Using these data, one can calculate the mitotic index of a cell population. Mitotic index, which is the percentage of cells undergoing mitosis at any time, is the most common marker used for asynchronous determination of cell cycle length. As demonstrated in Figure 3, the mitotic index increase with serum concentration. RPE1 cells exposed to serum concentrations of 0.1% or less for 48 hours have a mitotic index of 3.5%, whereas cells treated with 10% serum have an index of 7%.
Figure 3. Mitotic index of RPE cells treated with various concentrations of serum.
Provided that the same sample is also stained with cytoskeletal dyes and/or antibodies, cell morphology of cells in various stages of mitosis can be imaged at higher resolution. Figure 4 provides some images of RPE1 cells in various stages of mitosis. These cells were identified using the ROI feature of Gen5. Once these regions of interest had been identified, a series of z-stack images were made using the DAPI, GFP, and CY5 channels with the 60x objective in order to identify nucleus, actin, and tubulin respectively.
Figure 4. Immunofluorescent images of RPE1 cells in different stages of mitosis. Fixed RPE1 cells were stained for actin (green), tubulin (red) and DNA (blue). Confocal images representing (A) prophase; (B) anaphase; (C) metaphase; and (D) telophase stages of mitosis.
Because cancers are essentially uncontrolled cellular proliferation, numerous pharmacological agents affecting cell cycle progression have been employed as treatments. While proliferating cells can be arrested in any stage of the cell cycle, mitosis is uniquely appropriate due to its relatively short length and the ability to target the mitotic checkpoint. Several drugs target the microtubule assembly of mitosis. For example, vinblastine binds to tubulin and is known to disrupt microtubule formation3. Interestingly, paclitaxel, which stabilizes microtubules, is also an effective antineoplastic agent3. Because mitosis is a relatively rare event in an asynchronous population of cells, it is often difficult to image many of these cells. Scanning large areas at high magnification requires large amounts of time and considerable data storage. Alternatively, the process is accomplished manually by searching a large image area manually. Even when mitotic cells are identified with a distinct marker, this process is tedious and can result in bias. The ROI feature of Gen5 automatically scans an image area using a low magnification screen, then imagines only areas of true interest. While only the TRITC signal was needed to identify mitotic cell nuclei, it was found to be advantageous to also image the cells in the DAPI and GFP channels concurrently. The DAPI channel provided a visual confirmation that the TRITC signals, seen as spots, colocalized with DAPI and were indeed nuclei rather than nonspecific binding. Further confirmation of the mitotic status of the cell was made with cell morphology, identified by the cytoskeletal staining of actin.

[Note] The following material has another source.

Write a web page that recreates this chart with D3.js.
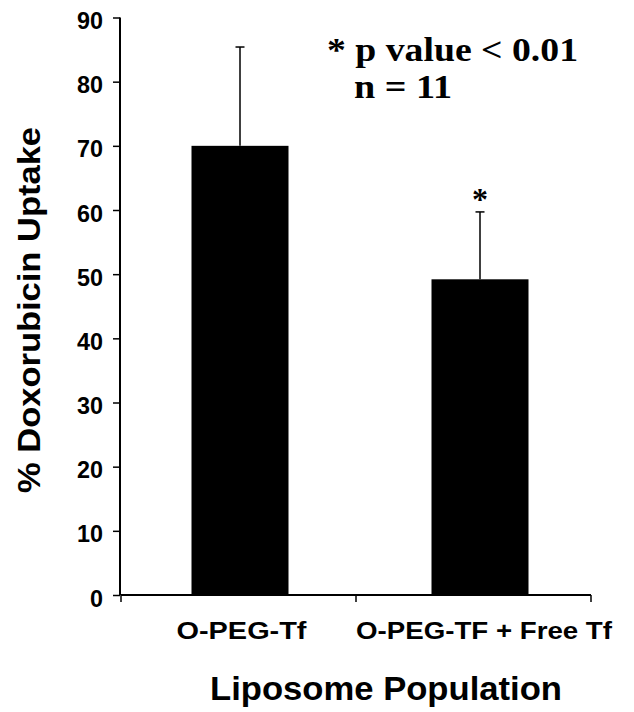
<!DOCTYPE html>
<html><head><meta charset="utf-8">
<script src="https://cdn.jsdelivr.net/npm/d3@7"></script>
<style>body{margin:0;background:#fff}</style>
</head><body>
<svg id="c" width="634" height="712"></svg>
<script>
const categories = ["O-PEG-Tf", "O-PEG-TF + Free Tf"];
const values = [70, 49.2];
const errors = [15.4, 10.5];
const yTicks = [0,10,20,30,40,50,60,70,80,90];
const sig = ["", "*"];

const svg = d3.select("#c");
const x = d3.scaleBand().domain(categories).range([121, 591]).paddingInner(0).paddingOuter(0);
const y = d3.scaleLinear().domain([0, 90]).range([595, 17.5]);

const bw = 97;
const cx = (d,i) => x(d) + x.bandwidth()/2 + (i===0 ? 1.5 : 6.5);
const sans = "Liberation Sans, Arial, sans-serif";
const serif = "Liberation Serif, Times New Roman, serif";

// y axis
const ya = svg.append("g").attr("transform","translate(120,0)")
  .call(d3.axisLeft(y).tickValues(yTicks).tickSize(7).tickPadding(10).tickFormat(d3.format("d")));
ya.select(".domain").attr("stroke","#000").attr("stroke-width",2).attr("d","M0,"+y(90)+"V"+y(0));
ya.selectAll(".tick line").attr("stroke-width",1.5);
ya.selectAll("text").attr("font-family",sans).attr("font-weight","bold").attr("font-size",23).attr("fill","#000")
  .attr("dy","0.48em").attr("textLength",d=>d===0?13:26).attr("lengthAdjust","spacingAndGlyphs");

// x axis
const xa = svg.append("g").attr("transform","translate(0,595)")
  .call(d3.axisBottom(x).tickSize(0).tickPadding(44));
xa.select(".domain").attr("stroke","#000").attr("stroke-width",2).attr("d","M121,0H591");
xa.selectAll("text").attr("font-family",sans).attr("font-weight","bold").attr("font-size",24).attr("fill","#000")
  .attr("dy","0").attr("dx",(d,i)=> i===0?3:10.5)
  .attr("textLength",(d,i)=> i===0?130:256).attr("lengthAdjust","spacingAndGlyphs");
// boundary ticks
svg.append("g").selectAll("line").data([121, x(categories[1]), 591]).join("line")
  .attr("x1",d=>d).attr("x2",d=>d).attr("y1",595).attr("y2",602).attr("stroke","#000").attr("stroke-width",1.5);

// bars
svg.append("g").selectAll("rect").data(categories).join("rect")
  .attr("x",(d,i)=>cx(d,i)-bw/2).attr("width",bw)
  .attr("y",(d,i)=>y(values[i])).attr("height",(d,i)=>y(0)-y(values[i]))
  .attr("fill","#000");

// error bars
const eg = svg.append("g").attr("stroke","#000").attr("stroke-width",1.5);
categories.forEach((d,i)=>{
  const c = cx(d,i);
  eg.append("line").attr("x1",c).attr("x2",c).attr("y1",y(values[i])).attr("y2",y(values[i]+errors[i]));
  eg.append("line").attr("x1",c-4.5).attr("x2",c+4.5).attr("y1",y(values[i]+errors[i])).attr("y2",y(values[i]+errors[i]));
});

// significance stars
svg.append("g").selectAll("text").data(categories).join("text")
  .attr("x",(d,i)=>cx(d,i)).attr("y",(d,i)=>y(values[i]+errors[i])-2)
  .attr("text-anchor","middle").attr("font-family",serif).attr("font-weight","bold").attr("font-size",32)
  .text((d,i)=>sig[i]);

// annotation
const ann = svg.append("g").attr("font-family",serif).attr("font-weight","bold").attr("font-size",33).attr("fill","#000");
ann.append("text").attr("x",327).attr("y",61).attr("textLength",251).attr("lengthAdjust","spacingAndGlyphs").text("* p value < 0.01");
ann.append("text").attr("x",354).attr("y",98).attr("textLength",98).attr("lengthAdjust","spacingAndGlyphs").text("n = 11");

// axis titles
svg.append("text").attr("transform","translate(40,310) rotate(-90)").attr("text-anchor","middle")
  .attr("font-family",sans).attr("font-weight","bold").attr("font-size",32).attr("fill","#000")
  .attr("textLength",366).attr("lengthAdjust","spacingAndGlyphs")
  .text("% Doxorubicin Uptake");
svg.append("text").attr("x",386).attr("y",700).attr("text-anchor","middle")
  .attr("font-family",sans).attr("font-weight","bold").attr("font-size",34).attr("fill","#000")
  .attr("textLength",352).attr("lengthAdjust","spacingAndGlyphs")
  .text("Liposome Population");
</script>
</body></html>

The Cytation C10 confocal imaging reader in conjunction with the Gen5 microplate reader and imager software are a unique combination of hardware and software packages that can provide both low magnification high-throughput quantitative image analysis, as well as high resolution content analysis.
- Julian Lewis et. al. (2007). Molecular Biology of The Cell (5th ed.). New York: Garland Science. ISBN 9780815341055.
- Yi Wei, Y., C. A. Mizzen, R. G. Cook, M. A. Gorovsky, and C. D. Allis. 1998. Phosphorylation of Histone H3 at Serine 10 is Correlated with Chromosome Condensation during Mitosis and Meiosis in Tetrahymena. Proc. Natl. Acad. Sci. USA 95:7480–7484. doi: 10.1073/pnas.95.13.7480 PMCID: PMC22657 PMID: 9636175.
- Jordan MA, Wilson L (April 2004). Microtubules as a Target for Anticancer Drugs". Nature Reviews. Cancer. 4 (4): 253–65. doi:10.1038/nrc1317. PMID 15057285. S2CID 10228718.